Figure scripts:
---+---

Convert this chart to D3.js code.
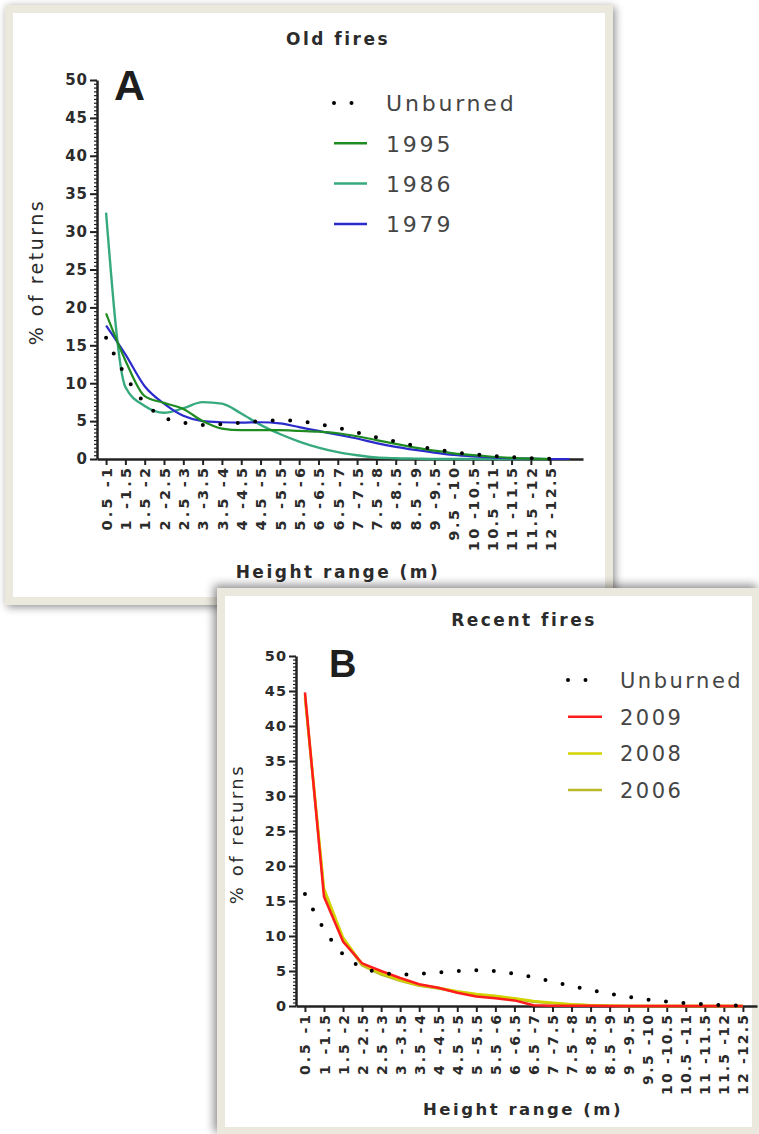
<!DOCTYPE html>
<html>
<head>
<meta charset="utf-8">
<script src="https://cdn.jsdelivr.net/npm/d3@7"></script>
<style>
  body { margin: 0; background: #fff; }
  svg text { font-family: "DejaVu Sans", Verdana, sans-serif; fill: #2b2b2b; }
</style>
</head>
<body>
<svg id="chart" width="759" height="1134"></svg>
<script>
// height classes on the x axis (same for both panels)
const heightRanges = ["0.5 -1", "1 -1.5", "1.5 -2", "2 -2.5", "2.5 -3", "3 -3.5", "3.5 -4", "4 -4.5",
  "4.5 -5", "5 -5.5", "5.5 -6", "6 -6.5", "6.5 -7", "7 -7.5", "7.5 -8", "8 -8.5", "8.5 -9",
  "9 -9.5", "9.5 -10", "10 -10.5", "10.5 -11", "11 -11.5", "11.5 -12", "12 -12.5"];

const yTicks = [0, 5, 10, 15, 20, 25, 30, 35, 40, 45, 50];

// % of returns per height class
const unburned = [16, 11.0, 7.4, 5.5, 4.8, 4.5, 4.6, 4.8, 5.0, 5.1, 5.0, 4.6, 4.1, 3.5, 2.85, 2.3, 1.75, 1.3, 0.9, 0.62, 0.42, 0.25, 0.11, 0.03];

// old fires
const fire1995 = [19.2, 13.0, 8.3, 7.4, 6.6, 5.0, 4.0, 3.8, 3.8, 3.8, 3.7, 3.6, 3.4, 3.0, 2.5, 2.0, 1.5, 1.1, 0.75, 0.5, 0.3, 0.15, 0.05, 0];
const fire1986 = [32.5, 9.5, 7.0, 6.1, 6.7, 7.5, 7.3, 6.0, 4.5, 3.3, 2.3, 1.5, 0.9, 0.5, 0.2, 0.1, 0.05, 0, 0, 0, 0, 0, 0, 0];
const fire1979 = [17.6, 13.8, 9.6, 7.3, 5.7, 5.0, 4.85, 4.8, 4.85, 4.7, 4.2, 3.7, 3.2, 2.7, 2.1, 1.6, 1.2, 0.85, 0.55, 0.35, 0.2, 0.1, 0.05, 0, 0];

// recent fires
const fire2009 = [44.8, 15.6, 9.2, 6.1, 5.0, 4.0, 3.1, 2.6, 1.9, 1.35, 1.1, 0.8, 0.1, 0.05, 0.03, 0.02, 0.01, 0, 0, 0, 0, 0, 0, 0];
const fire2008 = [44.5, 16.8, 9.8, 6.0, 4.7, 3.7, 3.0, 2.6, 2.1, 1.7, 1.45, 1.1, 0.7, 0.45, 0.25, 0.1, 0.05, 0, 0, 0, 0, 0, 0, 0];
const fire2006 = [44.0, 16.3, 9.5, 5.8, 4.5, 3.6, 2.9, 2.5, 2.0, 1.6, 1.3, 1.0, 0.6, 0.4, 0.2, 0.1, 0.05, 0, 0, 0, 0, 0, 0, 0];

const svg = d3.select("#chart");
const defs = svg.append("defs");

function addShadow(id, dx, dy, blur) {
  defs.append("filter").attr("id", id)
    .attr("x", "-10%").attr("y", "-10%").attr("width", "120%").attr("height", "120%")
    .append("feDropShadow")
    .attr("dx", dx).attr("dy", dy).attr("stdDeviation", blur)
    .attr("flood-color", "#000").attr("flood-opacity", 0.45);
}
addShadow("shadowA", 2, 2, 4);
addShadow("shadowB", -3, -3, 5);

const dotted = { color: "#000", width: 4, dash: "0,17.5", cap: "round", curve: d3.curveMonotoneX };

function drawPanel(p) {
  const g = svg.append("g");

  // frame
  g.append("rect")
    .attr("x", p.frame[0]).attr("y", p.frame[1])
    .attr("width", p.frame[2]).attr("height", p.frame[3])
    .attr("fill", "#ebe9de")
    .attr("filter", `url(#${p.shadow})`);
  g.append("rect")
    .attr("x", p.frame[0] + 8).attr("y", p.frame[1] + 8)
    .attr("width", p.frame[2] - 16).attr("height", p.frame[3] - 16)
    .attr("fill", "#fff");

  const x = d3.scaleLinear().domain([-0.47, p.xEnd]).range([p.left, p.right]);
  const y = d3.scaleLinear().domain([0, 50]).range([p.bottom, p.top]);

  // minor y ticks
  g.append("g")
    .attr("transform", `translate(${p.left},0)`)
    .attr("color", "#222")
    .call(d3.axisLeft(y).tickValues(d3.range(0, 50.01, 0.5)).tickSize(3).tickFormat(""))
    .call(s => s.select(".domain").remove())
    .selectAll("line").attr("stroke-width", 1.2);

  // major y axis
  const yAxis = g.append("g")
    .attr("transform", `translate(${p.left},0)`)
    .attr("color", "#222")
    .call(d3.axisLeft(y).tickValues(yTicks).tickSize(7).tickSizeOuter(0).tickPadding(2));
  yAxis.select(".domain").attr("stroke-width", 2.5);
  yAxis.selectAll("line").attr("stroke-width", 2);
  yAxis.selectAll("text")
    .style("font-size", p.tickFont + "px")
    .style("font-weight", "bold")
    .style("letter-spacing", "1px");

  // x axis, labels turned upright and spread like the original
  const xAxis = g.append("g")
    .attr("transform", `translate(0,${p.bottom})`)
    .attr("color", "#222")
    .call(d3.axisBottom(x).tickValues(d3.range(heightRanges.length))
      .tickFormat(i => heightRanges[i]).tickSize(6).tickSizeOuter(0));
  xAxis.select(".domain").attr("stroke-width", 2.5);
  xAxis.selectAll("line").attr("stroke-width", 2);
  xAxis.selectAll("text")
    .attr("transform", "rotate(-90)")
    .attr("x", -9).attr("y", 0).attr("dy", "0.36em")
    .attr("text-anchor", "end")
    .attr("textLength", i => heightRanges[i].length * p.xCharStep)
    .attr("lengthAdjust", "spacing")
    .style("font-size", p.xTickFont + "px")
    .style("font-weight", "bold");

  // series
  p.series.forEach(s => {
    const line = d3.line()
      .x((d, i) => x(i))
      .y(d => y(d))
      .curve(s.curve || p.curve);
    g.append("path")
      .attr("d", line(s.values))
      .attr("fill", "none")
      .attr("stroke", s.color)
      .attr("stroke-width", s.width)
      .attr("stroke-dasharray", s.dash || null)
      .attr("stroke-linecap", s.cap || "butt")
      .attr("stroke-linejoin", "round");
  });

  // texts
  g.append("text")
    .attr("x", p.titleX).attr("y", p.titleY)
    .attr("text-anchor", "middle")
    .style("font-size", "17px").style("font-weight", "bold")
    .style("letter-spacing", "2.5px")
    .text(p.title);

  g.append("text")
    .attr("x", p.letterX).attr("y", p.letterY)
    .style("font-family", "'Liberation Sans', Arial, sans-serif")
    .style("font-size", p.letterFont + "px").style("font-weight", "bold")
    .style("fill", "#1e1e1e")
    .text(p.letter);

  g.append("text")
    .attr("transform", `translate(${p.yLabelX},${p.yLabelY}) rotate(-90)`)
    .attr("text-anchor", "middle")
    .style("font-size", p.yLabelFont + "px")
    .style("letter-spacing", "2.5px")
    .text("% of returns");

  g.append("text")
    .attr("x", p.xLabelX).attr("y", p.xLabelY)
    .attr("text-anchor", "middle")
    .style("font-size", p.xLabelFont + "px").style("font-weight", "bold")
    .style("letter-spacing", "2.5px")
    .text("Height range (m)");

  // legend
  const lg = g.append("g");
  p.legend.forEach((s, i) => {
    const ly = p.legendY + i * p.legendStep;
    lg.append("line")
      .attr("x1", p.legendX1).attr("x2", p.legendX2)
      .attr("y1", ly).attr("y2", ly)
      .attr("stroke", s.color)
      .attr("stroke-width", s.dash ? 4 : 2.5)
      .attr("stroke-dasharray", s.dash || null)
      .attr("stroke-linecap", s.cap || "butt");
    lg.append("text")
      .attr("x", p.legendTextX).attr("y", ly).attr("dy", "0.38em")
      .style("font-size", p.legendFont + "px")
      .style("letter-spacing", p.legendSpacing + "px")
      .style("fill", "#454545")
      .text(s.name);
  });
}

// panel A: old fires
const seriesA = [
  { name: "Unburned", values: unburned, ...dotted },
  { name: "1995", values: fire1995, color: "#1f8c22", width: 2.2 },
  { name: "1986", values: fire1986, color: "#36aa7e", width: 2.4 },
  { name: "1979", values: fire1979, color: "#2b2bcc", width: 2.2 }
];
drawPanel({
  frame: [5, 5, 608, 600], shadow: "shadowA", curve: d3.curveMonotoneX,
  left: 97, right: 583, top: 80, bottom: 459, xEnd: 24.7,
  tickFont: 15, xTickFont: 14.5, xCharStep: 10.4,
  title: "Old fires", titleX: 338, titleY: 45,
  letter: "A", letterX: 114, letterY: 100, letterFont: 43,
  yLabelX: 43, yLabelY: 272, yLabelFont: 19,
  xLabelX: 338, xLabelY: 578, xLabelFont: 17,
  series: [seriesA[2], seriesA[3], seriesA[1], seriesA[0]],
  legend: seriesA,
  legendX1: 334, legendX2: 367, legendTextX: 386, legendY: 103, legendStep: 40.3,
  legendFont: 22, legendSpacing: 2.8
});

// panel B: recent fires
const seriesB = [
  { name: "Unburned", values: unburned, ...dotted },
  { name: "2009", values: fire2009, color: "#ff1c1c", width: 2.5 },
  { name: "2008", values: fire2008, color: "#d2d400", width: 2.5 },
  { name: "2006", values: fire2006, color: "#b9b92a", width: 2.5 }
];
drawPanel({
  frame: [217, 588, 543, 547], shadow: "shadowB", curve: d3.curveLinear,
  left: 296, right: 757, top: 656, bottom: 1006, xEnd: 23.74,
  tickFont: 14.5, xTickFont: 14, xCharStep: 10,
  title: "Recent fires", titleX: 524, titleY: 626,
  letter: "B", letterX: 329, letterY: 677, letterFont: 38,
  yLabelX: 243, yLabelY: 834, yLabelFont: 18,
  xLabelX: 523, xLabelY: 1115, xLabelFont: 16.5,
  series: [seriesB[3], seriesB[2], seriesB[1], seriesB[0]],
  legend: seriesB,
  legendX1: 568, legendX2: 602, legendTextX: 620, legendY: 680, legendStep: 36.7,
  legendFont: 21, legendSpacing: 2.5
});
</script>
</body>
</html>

---+---

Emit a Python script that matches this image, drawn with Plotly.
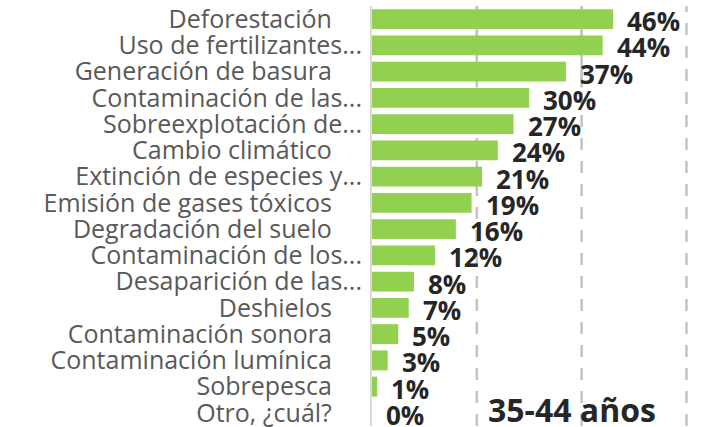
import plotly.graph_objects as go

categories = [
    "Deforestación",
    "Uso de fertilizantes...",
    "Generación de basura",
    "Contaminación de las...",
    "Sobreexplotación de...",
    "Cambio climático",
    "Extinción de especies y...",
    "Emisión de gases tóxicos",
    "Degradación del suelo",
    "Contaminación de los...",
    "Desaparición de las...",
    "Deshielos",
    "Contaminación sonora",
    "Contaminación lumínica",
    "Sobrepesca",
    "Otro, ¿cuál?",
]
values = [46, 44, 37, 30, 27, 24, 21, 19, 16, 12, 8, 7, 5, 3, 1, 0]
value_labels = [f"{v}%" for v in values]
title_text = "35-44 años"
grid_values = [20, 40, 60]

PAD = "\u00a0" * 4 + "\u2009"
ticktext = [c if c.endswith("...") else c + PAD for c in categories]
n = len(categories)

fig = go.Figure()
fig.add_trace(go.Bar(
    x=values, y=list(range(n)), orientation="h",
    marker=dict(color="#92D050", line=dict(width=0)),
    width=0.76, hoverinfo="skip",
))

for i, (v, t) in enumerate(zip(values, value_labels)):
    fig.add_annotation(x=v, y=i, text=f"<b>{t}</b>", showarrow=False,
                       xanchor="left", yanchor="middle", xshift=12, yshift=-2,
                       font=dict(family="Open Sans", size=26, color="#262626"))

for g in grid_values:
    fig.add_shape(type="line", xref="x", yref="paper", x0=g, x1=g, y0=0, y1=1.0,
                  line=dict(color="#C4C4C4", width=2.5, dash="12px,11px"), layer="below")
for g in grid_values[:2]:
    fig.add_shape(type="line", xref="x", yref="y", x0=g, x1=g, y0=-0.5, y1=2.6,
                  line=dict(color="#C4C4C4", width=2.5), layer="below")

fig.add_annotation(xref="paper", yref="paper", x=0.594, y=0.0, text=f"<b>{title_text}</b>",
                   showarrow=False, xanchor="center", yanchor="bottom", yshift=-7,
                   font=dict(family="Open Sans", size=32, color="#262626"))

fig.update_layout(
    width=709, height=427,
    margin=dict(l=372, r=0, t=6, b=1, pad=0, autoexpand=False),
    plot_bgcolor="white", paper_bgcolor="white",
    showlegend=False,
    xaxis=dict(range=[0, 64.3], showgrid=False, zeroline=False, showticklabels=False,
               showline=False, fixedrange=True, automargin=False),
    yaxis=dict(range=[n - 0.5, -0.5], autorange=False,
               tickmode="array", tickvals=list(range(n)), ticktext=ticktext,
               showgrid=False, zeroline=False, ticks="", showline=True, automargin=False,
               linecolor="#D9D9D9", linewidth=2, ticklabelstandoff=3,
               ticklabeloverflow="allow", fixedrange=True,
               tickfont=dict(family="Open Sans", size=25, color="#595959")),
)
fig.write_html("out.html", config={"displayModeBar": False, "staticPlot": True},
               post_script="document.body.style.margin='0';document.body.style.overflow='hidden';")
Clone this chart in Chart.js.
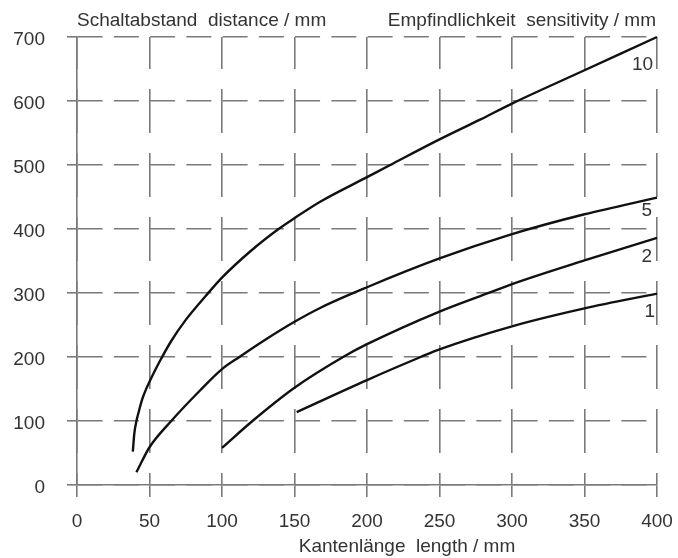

---+---

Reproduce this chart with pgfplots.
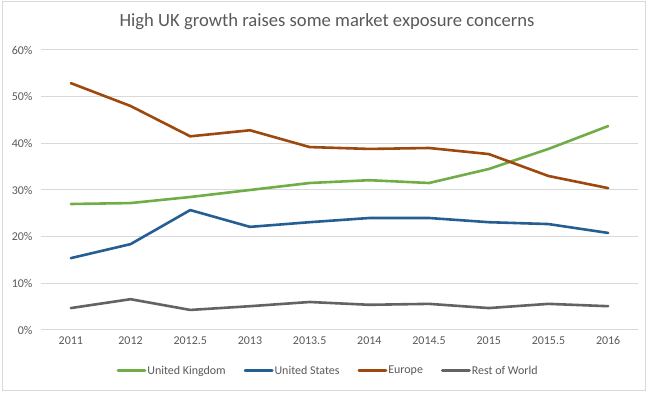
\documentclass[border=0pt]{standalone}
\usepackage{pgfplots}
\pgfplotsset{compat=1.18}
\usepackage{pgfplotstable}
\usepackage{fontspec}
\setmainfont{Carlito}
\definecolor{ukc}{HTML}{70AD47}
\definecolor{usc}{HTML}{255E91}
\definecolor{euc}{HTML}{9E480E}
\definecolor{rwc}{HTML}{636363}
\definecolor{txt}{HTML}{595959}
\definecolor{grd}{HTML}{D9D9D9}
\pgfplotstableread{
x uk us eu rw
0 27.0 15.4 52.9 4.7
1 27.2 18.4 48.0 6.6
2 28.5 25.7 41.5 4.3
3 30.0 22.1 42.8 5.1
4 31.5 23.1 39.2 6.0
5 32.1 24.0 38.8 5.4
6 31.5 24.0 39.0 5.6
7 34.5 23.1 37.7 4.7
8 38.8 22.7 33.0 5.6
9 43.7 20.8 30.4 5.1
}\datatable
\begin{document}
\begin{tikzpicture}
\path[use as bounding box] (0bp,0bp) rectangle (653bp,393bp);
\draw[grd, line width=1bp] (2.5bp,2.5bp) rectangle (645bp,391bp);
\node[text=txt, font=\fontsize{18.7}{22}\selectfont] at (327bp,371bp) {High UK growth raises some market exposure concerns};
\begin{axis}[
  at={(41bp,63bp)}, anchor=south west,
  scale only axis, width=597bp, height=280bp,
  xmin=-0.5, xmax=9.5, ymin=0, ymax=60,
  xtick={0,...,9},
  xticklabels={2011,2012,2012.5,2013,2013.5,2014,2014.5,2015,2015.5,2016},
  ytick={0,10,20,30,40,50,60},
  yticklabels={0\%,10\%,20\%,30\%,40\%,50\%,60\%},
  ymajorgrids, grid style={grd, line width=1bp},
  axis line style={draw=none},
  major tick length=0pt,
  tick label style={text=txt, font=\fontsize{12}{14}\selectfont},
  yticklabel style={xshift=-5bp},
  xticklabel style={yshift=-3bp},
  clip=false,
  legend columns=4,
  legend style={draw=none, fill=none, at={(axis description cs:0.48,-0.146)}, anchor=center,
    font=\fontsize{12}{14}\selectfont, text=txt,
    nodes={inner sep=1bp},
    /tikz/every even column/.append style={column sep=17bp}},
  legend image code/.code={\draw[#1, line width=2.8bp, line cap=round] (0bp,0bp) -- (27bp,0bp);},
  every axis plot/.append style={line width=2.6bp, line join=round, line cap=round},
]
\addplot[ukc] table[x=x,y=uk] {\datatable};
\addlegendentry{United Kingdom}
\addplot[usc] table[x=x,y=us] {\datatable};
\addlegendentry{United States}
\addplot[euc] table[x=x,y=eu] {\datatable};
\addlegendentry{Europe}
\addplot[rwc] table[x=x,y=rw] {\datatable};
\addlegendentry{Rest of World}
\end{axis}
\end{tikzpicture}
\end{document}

---+---

● **Requirement**
Go through the preceding material and copy each line that has the word "code".

● **Full solution**
Convert this chart to D3.js code.
  legend image code/.code={\draw[#1, line width=2.8bp, line cap=round] (0bp,0bp) -- (27bp,0bp);},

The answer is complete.